Todo lo miraban y hacían apartijos de
cuanto les parecía mejor. Los tres
hombres también habían empezado a
probarse chaquetas y botas altas, a
comprobar el peso de unas espuelas de
plata enormes; a palpar la cadena gorda
del reloj, y, sobre todo, con muy poco
disimulo, a ver dónde guardaba «la
plata» el Juanaco. Parecía aquello cosa
de teatro, porque en un instante todos y
todas estaban a medio vestir,
probándose las prendas del indiano y de
la hermana muerta; despreciando las que
creían malas y arrebatándose unos a
otros las que les parecían más
codiciaderas. Las dos mujeres tiraban
tan fuerte de la misma faja de seda rosa,
que se rajó con un quejido metálico.
Pero estaba claro que por más que
removían no daban con lo que todos de
verdad buscaban.
A todo esto se oyó como si los
ronquidos fueran mayores, y al mirar
vimos que Juanaco, con los ojos más
abiertos que antes y las manos
extendidas hacia el rincón donde
estábamos los muchachos, que nada
tocábamos, quisiera decirnos algo.
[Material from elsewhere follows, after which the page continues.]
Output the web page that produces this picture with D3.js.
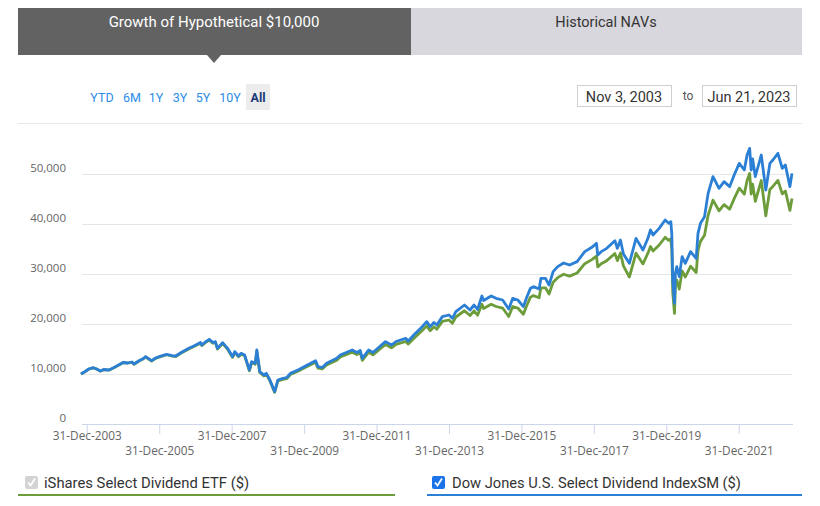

Pero
en seguida, rendido por la fatiga, volvió
a caer sobre la almohada, aunque sin
cerrar del todo los ojos, que seguían
atentos a la operación… Los hombres
aquellos y las mujeres, pasado el breve
susto, volvieron a sus probatas y
rebuscas.
De pronto se escuchó como un
chorro de monedas que caían al suelo y
todos, después de mirar un segundo
hacia donde venía el ruido, fueron hacia
allí. Se armó tal riña sorda, tal
desconcierto de empellones, gritos y
codazos que alguno empujó a la mesilla
de noche, que se vino al suelo con todos
los frascos y pócimas que tenía sobre su
mármol. Cada cual buscaba las perras
por su lado. Juanaco volvió a
incorporarse con mucha energía, como
rabioso. Subió los brazos a lo alto, gritó
algo muy fuerte, que no se entendía bien,
pero que terminaba en «tías»… ¡¡¡tías!!!,
¡¡¡… tías!!! Y cayó muerto de golpetazo.
Todos aquellos hombres y mujeres, a
medio vestir, quedaron como
espantados, con las monedas en la mano.
Por fin, una mujer empezó a llorar y
luego las otras. Y yo también lloré.